Child psychologists and Internet safety experts say it's best for kids to use a computer in a common area of the home so their parents have a good sense of what they're seeing and who they're talking with. Flynn suggests using a laptop rather than a bulkier desktop computer. The same desk that's used for homework on the computer can be used for art projects when the laptop is stowed away. If the work area is in your great room or living room and includes a desktop computer, designer Mallory Mathison suggests concealing it inside an armoire.

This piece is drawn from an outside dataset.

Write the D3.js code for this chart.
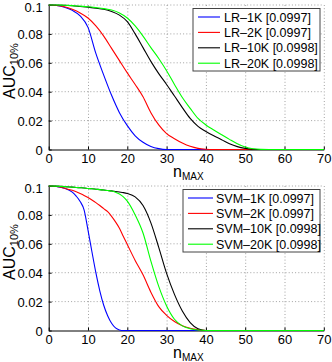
<!DOCTYPE html>
<html><head><meta charset="utf-8">
<script src="https://cdn.jsdelivr.net/npm/d3@7"></script>
<style>
html,body{margin:0;padding:0;background:#fff;}
svg{display:block;}
text{font-family:"Liberation Sans",Arial,Helvetica,sans-serif;}
</style></head>
<body>
<svg id="chart" width="332" height="362"></svg>
<script>
// ---- data ----
const xTicks = [0,10,20,30,40,50,60,70];
const yTicks = [0,0.02,0.04,0.06,0.08,0.1];
const yTickLabels = ["0","0.02","0.04","0.06","0.08","0.1"];

const lrN = [0,2,4,6,8,10,12,14,16,18,20,22,24,26,28,30,32,34,36,38,40,42,44,46,48,50,52,54,56,70];
const lr1K  = [0.1,0.0996,0.0985,0.0963,0.0925,0.0845,0.0665,0.0515,0.0375,0.0255,0.0165,0.0095,0.005,0.0021,0.0006,0,0,0,0,0,0,0,0,0,0,0,0,0,0,0];
const lr2K  = [0.1,0.0997,0.0988,0.097,0.0945,0.091,0.0855,0.0785,0.07,0.0615,0.053,0.045,0.0365,0.0255,0.017,0.011,0.0075,0.0045,0.0022,0.0008,0.0002,0,0,0,0,0,0,0,0,0];
const lr10K = [0.1,0.1,0.0998,0.0995,0.099,0.0985,0.0978,0.097,0.0955,0.093,0.0885,0.08,0.0705,0.061,0.0525,0.045,0.037,0.029,0.0215,0.016,0.0125,0.0095,0.0068,0.004,0.002,0.0008,0.0002,0,0,0];
const lr20K = [0.1,0.1,0.0998,0.0996,0.0992,0.0988,0.0982,0.0975,0.0965,0.0945,0.091,0.0855,0.0785,0.0705,0.063,0.0545,0.045,0.036,0.0285,0.0215,0.017,0.0135,0.0102,0.007,0.004,0.0017,0.0005,0.0001,0,0];

const svmN = [0,2,4,6,7,8,9,10,11,12,13,14,15,16,17,18,19,20,22,24,26,28,30,32,34,36,38,40,70];
const svm1K  = [0.1,0.0996,0.0985,0.0958,0.093,0.0893,0.0835,0.0695,0.0545,0.04,0.0275,0.0175,0.0102,0.005,0.0018,0.0004,0,0,0,0,0,0,0,0,0,0,0,0,0];
const svm2K  = [0.1,0.0996,0.0985,0.097,0.096,0.0948,0.0935,0.092,0.0903,0.0885,0.0865,0.0843,0.0822,0.079,0.0752,0.0708,0.065,0.0595,0.0485,0.0385,0.0265,0.0165,0.0105,0.0062,0.0033,0.0016,0.0006,0,0];
const svm10K = [0.1,0.0999,0.0996,0.0992,0.099,0.0988,0.0986,0.0983,0.0981,0.0978,0.0975,0.0972,0.0969,0.0966,0.0962,0.0958,0.0954,0.0948,0.0925,0.0865,0.0745,0.0575,0.0395,0.025,0.0135,0.0055,0.0012,0,0];
const svm20K = [0.1,0.0999,0.0996,0.0992,0.099,0.0988,0.0986,0.0983,0.0981,0.0978,0.0975,0.0972,0.0969,0.0965,0.0957,0.0945,0.0925,0.0895,0.08,0.0675,0.048,0.0305,0.017,0.0078,0.0032,0.0012,0.0003,0,0];

const lrNames  = ["LR\u20131K [0.0997]","LR\u20132K [0.0997]","LR\u201310K [0.0998]","LR\u201320K [0.0998]"];
const svmNames = ["SVM\u20131K [0.0997]","SVM\u20132K [0.0997]","SVM\u201310K [0.0998]","SVM\u201320K [0.0998]"];
const colors = ["#0000ff","#ff0000","#000000","#00ff00"];

// ---- drawing ----
const svg = d3.select("#chart");
const xLeft = 48.7, xRight = 323.8;

function panel(top, n, seriesVals, names, legendBox) {
  const yTop = top + 5, yBot = top + 149.5;
  const x = d3.scaleLinear().domain([0,70]).range([xLeft, xRight]);
  const y = d3.scaleLinear().domain([0,0.1]).range([yBot, yTop]);
  const g = svg.append("g");

  // grid
  g.append("g").selectAll("line").data(xTicks.filter(d=>d>0)).join("line")
    .attr("x1", d=>x(d)+0.5).attr("x2", d=>x(d)+0.5).attr("y1", yTop).attr("y2", yBot)
    .attr("stroke","#8a8a8a").attr("stroke-width",0.8).attr("stroke-dasharray","1,2.2");
  g.append("g").selectAll("line").data(yTicks.filter(d=>d>0)).join("line")
    .attr("y1", d=>y(d)).attr("y2", d=>y(d)).attr("x1", xLeft).attr("x2", xRight)
    .attr("stroke","#8a8a8a").attr("stroke-width",0.8).attr("stroke-dasharray","1,2.2");

  // axes
  const xa = g.append("g").attr("transform",`translate(0,${yBot})`)
    .call(d3.axisBottom(x).tickValues(xTicks).tickFormat(d3.format("d")).tickSizeInner(-3).tickSizeOuter(0).tickPadding(4));
  const ya = g.append("g").attr("transform",`translate(${xLeft},0)`)
    .call(d3.axisLeft(y).tickValues(yTicks).tickFormat((d,i)=>yTickLabels[i]).tickSizeInner(-3).tickSizeOuter(0).tickPadding(6));
  [xa, ya].forEach(a=>{
    a.selectAll("text").attr("font-size",13).attr("fill","#000").attr("font-family","Liberation Sans, Arial, sans-serif");
    a.select(".domain").attr("stroke","#000").attr("stroke-width",1);
    a.selectAll(".tick line").attr("stroke","#000");
  });
  ya.selectAll("text").attr("dy", d => d === 0.1 ? "0.5em" : "0.38em");

  // lines
  const line = d3.line().x(d=>x(d[0])).y(d=>y(d[1])).curve(d3.curveMonotoneX);
  seriesVals.forEach((vals,i)=>{
    g.append("path").datum(n.map((v,j)=>[v, vals[j]]))
      .attr("d", line).attr("fill","none").attr("stroke", colors[i]).attr("stroke-width",1.1);
  });

  // axis labels
  const yl = g.append("text").attr("transform",`translate(14.5,${top+99}) rotate(-90)`)
    .attr("font-size",16).attr("fill","#000");
  yl.append("tspan").text("AUC");
  yl.append("tspan").attr("font-size",11).attr("dy",3.5).text("10%");
  const xl = g.append("text").attr("x",173).attr("y",top+177).attr("font-size",16).attr("fill","#000");
  xl.append("tspan").text("n");
  xl.append("tspan").attr("font-size",10).attr("dy",3).text("MAX");

  // legend
  const lg = g.append("g");
  lg.append("rect").attr("x",legendBox.x).attr("y",top+8.5).attr("width",320-legendBox.x).attr("height",62.5)
    .attr("fill","#fff").attr("stroke","#444").attr("stroke-width",1);
  names.forEach((nm,i)=>{
    const cy = top + 17 + i*15.4;
    lg.append("line").attr("x1",legendBox.lx1).attr("x2",legendBox.lx2).attr("y1",cy).attr("y2",cy)
      .attr("stroke",colors[i]).attr("stroke-width",1.1);
    lg.append("text").attr("x",legendBox.tx).attr("y",cy).attr("dy","0.36em")
      .attr("font-size",12.5).attr("fill","#000").text(nm);
  });
}

panel(0, lrN, [lr1K, lr2K, lr10K, lr20K], lrNames, {x:193, lx1:198, lx2:220, tx:224});
panel(181, svmN, [svm1K, svm2K, svm10K, svm20K], svmNames, {x:183, lx1:188, lx2:213, tx:216});
</script>
</body></html>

The family workspace is a great storage spot and charging station for laptops, cell phones, handheld video game consoles. Hang shelves near an electrical outlet and line it with small bins to hold small electronics. Carendi suggests buying little wooden boxes from Ikea, then drilling holes in the back so wires can be fed through. If you have room for a small bookshelf, you can also keep bills, appliance warranties, phone books and other paperwork here in bins or small boxes.
Beyond organization, the designers say your goal should be creating an appealing space the family will want to use. Make sure you've got good lighting and comfortable seating.